- **DIRECTIVE**
Write out the records below from the first line through the line containing "ha='center', va='center', fontsize=9, color='#111111', zorder=3)", leaving out any pictures.

- **PROVIDED ENTRIES**
···
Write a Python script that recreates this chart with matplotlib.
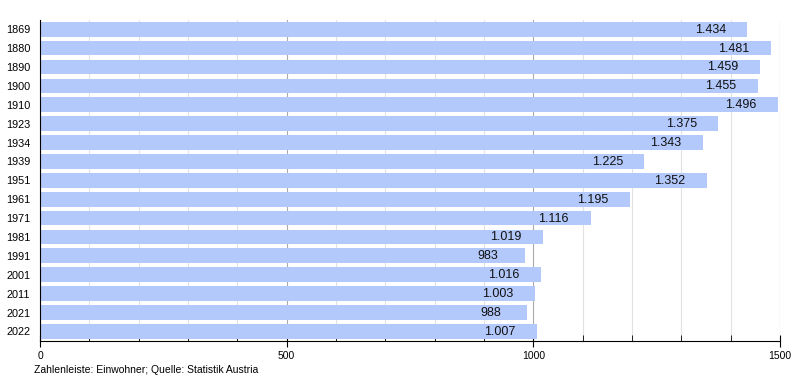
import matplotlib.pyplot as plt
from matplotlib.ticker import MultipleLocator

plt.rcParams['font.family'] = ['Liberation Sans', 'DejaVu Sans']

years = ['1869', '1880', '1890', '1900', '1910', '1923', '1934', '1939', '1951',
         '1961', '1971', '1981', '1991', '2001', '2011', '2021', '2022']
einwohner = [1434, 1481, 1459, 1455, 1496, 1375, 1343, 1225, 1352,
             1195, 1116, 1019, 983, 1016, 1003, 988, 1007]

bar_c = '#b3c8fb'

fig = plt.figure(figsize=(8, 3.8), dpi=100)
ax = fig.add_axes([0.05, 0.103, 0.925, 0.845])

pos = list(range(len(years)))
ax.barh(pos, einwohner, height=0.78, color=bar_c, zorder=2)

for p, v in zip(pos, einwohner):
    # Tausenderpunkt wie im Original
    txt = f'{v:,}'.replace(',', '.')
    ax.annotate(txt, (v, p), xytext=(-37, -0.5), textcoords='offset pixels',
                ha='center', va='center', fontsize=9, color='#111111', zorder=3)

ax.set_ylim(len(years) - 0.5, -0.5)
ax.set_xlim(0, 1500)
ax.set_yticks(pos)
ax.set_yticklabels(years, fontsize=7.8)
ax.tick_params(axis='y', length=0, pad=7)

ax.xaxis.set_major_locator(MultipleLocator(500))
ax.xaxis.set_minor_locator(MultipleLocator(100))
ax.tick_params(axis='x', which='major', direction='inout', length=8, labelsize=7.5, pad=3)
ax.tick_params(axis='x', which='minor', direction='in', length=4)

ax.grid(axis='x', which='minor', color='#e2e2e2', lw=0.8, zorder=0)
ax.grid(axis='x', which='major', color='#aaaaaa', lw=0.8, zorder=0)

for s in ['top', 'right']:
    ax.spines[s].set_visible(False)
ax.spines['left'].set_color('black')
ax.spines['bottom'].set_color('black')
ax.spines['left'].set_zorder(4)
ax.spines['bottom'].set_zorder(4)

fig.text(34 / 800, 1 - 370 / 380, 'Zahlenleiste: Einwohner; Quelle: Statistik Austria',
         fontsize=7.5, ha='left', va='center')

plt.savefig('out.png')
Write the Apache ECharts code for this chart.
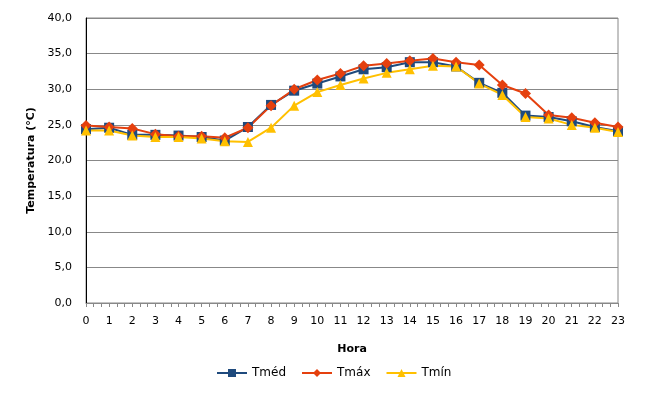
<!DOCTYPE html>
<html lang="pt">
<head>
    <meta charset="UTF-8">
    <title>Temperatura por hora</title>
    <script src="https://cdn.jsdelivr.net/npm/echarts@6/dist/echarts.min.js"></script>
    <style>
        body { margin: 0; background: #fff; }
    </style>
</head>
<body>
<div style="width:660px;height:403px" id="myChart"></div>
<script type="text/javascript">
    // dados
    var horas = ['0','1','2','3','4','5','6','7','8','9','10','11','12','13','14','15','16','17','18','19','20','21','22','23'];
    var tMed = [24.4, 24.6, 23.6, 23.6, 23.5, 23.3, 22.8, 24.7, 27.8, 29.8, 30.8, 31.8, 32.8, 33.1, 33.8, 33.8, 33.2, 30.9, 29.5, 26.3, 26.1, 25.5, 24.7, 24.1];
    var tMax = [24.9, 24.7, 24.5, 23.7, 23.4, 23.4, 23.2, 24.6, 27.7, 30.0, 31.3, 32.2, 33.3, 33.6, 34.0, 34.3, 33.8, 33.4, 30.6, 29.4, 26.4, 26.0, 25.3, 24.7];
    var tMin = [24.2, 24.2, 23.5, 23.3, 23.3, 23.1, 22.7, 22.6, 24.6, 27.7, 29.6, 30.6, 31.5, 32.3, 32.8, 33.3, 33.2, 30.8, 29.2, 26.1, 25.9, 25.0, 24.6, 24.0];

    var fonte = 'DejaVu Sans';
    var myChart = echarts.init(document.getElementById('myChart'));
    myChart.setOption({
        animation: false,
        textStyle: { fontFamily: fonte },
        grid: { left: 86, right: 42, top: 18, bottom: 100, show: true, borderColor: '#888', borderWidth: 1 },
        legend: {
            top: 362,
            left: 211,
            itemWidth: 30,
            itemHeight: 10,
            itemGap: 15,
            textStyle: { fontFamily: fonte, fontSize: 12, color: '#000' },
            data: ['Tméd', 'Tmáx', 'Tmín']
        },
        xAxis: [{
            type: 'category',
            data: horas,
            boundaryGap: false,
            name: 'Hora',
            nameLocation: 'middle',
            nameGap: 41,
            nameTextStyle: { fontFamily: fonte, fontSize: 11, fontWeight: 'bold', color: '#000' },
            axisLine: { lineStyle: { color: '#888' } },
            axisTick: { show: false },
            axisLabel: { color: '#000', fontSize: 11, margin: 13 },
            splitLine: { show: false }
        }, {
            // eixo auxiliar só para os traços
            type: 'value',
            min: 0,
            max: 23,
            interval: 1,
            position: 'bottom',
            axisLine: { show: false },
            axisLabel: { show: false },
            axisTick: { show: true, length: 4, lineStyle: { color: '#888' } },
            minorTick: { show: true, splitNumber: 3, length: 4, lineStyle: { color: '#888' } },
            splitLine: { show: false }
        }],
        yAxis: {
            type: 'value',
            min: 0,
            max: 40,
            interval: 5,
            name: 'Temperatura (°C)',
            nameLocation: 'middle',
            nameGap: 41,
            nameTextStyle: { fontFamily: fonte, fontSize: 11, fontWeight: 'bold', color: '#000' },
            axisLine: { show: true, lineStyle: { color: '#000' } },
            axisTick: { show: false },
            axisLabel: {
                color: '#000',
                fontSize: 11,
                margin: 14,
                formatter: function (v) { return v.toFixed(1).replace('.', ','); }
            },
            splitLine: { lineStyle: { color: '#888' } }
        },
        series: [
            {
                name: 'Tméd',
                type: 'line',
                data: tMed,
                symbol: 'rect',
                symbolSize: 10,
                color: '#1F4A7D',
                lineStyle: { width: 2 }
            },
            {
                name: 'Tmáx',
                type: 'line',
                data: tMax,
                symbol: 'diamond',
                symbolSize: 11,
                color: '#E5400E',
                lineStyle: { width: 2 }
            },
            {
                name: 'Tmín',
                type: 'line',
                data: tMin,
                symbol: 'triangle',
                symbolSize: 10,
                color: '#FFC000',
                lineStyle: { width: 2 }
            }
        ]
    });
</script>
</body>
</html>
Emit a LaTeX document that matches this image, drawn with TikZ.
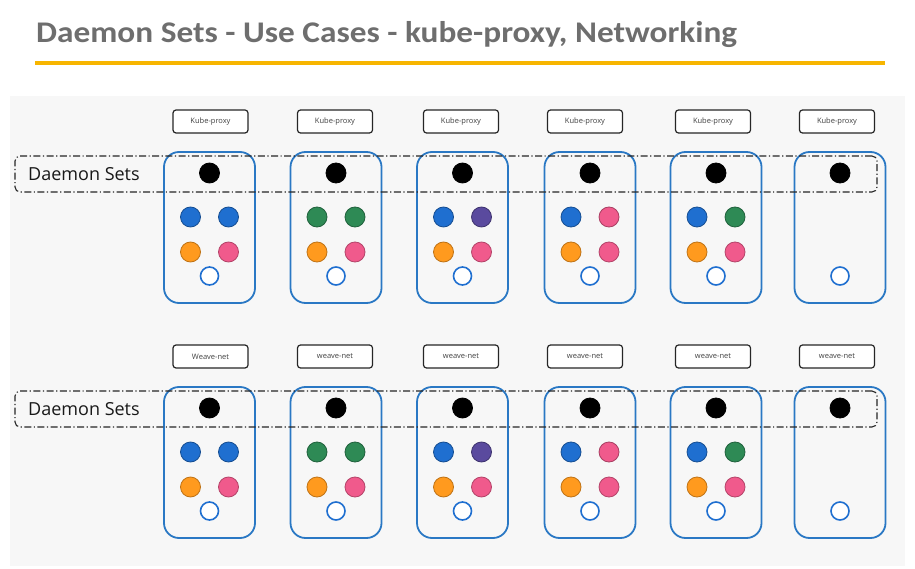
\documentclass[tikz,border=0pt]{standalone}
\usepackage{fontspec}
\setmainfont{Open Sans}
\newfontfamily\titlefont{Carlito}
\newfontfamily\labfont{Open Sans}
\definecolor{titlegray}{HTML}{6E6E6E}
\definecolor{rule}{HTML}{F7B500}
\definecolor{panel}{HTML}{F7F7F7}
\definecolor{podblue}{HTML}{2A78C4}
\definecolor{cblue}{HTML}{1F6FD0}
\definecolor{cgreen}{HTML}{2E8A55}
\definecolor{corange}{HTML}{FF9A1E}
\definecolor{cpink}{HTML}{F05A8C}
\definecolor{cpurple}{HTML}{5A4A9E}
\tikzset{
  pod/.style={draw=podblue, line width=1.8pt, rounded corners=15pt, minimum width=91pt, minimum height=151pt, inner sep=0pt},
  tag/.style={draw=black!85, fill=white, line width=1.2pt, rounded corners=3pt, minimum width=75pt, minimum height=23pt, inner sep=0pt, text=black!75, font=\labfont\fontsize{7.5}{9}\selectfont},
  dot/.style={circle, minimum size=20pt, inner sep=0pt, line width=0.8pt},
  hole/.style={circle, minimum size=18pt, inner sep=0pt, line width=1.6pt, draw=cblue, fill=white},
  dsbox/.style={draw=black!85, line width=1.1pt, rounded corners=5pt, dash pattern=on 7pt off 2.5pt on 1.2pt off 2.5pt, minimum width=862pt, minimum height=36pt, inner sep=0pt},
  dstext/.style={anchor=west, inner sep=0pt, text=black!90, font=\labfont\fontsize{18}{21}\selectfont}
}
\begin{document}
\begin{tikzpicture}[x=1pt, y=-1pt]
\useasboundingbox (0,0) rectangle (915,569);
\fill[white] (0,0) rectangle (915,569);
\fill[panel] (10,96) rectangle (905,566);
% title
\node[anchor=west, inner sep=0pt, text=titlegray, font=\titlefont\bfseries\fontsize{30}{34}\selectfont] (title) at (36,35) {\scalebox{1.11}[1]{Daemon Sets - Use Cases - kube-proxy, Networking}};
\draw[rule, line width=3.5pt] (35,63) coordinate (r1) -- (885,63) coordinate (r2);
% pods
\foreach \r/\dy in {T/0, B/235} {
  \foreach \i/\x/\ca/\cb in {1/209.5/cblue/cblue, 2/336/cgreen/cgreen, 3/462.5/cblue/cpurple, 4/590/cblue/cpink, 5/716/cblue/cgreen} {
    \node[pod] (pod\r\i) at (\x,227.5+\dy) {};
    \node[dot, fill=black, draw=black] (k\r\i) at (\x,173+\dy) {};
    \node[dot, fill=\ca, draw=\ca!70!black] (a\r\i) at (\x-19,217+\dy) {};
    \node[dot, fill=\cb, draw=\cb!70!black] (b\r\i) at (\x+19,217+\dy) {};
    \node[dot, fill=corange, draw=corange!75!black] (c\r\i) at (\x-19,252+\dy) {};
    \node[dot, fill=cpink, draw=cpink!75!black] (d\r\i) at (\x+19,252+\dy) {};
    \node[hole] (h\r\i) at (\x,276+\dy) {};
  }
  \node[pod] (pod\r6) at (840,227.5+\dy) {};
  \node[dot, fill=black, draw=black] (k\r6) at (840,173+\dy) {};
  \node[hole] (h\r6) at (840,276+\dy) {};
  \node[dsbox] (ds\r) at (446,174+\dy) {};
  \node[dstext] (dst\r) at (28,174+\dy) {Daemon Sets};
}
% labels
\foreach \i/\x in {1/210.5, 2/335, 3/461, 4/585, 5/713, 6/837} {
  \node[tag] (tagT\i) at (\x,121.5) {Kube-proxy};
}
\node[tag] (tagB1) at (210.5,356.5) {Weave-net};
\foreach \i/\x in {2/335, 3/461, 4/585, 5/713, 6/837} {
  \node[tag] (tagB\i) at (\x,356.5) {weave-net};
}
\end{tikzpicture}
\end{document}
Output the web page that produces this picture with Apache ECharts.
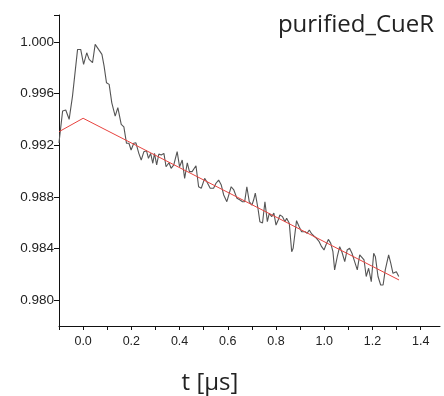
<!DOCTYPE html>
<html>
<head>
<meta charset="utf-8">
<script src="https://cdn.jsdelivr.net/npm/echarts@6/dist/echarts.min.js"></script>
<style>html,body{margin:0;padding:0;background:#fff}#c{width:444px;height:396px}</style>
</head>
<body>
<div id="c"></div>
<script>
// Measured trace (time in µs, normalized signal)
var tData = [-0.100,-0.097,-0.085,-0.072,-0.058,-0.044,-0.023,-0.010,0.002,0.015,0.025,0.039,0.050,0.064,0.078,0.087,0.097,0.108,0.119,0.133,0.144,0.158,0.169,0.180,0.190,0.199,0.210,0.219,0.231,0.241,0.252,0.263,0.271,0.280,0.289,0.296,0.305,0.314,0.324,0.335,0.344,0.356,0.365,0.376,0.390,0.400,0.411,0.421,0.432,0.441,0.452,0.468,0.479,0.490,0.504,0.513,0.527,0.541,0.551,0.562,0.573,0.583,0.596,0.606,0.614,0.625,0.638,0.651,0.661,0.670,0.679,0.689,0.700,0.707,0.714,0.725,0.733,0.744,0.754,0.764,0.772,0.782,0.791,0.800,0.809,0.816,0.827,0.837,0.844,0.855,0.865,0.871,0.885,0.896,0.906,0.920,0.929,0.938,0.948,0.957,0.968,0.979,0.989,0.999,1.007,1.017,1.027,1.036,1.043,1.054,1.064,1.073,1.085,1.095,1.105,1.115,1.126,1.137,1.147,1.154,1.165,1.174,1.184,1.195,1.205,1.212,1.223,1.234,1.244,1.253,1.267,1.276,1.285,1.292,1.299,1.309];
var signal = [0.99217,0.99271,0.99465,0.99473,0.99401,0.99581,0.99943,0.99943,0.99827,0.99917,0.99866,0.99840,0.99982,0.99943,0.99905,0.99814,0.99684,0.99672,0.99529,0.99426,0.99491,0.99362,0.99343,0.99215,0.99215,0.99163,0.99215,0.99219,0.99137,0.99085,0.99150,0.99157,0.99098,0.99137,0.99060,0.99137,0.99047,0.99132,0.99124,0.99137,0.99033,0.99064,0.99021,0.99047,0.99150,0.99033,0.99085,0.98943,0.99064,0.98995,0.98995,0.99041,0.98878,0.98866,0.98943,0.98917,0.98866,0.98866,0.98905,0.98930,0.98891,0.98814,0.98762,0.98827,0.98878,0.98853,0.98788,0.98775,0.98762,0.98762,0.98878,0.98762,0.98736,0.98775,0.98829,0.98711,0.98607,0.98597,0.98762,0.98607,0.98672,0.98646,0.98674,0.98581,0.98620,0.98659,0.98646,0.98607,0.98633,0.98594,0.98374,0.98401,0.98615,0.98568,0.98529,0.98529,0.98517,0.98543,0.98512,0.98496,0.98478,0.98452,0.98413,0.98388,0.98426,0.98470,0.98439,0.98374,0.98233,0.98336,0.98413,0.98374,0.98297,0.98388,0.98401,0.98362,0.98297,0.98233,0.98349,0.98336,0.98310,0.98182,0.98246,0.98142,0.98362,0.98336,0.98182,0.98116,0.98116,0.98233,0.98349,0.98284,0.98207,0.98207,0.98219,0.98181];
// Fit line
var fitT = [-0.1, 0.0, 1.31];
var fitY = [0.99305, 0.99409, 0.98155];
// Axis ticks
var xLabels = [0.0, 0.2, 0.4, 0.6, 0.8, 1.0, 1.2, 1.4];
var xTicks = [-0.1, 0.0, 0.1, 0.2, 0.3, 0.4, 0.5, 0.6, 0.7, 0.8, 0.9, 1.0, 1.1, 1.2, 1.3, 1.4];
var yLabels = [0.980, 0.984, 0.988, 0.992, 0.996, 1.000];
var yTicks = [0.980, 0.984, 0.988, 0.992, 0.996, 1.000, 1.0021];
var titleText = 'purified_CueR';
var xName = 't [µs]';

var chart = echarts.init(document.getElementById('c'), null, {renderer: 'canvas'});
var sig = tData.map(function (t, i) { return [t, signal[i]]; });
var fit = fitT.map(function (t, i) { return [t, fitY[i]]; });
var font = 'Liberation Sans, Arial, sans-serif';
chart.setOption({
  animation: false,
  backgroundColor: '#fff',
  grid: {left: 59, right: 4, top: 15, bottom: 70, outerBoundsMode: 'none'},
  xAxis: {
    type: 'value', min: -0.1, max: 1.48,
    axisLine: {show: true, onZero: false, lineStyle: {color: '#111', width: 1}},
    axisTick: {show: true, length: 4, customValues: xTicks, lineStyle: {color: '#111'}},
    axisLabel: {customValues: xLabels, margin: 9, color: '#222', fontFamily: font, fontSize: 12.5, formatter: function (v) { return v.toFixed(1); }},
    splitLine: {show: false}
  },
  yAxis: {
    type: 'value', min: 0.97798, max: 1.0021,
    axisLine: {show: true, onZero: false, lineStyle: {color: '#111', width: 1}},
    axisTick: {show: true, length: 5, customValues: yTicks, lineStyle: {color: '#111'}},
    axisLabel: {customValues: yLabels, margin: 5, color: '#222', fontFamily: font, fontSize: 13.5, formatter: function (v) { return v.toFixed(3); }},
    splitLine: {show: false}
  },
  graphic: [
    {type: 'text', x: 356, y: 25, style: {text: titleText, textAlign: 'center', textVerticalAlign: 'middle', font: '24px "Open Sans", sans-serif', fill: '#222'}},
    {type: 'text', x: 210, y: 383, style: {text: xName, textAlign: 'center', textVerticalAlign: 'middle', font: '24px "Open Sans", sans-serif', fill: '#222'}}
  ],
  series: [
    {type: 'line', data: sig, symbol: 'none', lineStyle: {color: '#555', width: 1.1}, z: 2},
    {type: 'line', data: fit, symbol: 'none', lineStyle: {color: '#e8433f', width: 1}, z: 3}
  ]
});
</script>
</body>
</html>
···
- **SOLUTION**
Write a Python script that recreates this chart with matplotlib.
import matplotlib.pyplot as plt
from matplotlib.ticker import MultipleLocator

plt.rcParams['font.family'] = ['Liberation Sans', 'DejaVu Sans']

years = ['1869', '1880', '1890', '1900', '1910', '1923', '1934', '1939', '1951',
         '1961', '1971', '1981', '1991', '2001', '2011', '2021', '2022']
einwohner = [1434, 1481, 1459, 1455, 1496, 1375, 1343, 1225, 1352,
             1195, 1116, 1019, 983, 1016, 1003, 988, 1007]

bar_c = '#b3c8fb'

fig = plt.figure(figsize=(8, 3.8), dpi=100)
ax = fig.add_axes([0.05, 0.103, 0.925, 0.845])

pos = list(range(len(years)))
ax.barh(pos, einwohner, height=0.78, color=bar_c, zorder=2)

for p, v in zip(pos, einwohner):
    # Tausenderpunkt wie im Original
    txt = f'{v:,}'.replace(',', '.')
    ax.annotate(txt, (v, p), xytext=(-37, -0.5), textcoords='offset pixels',
                ha='center', va='center', fontsize=9, color='#111111', zorder=3)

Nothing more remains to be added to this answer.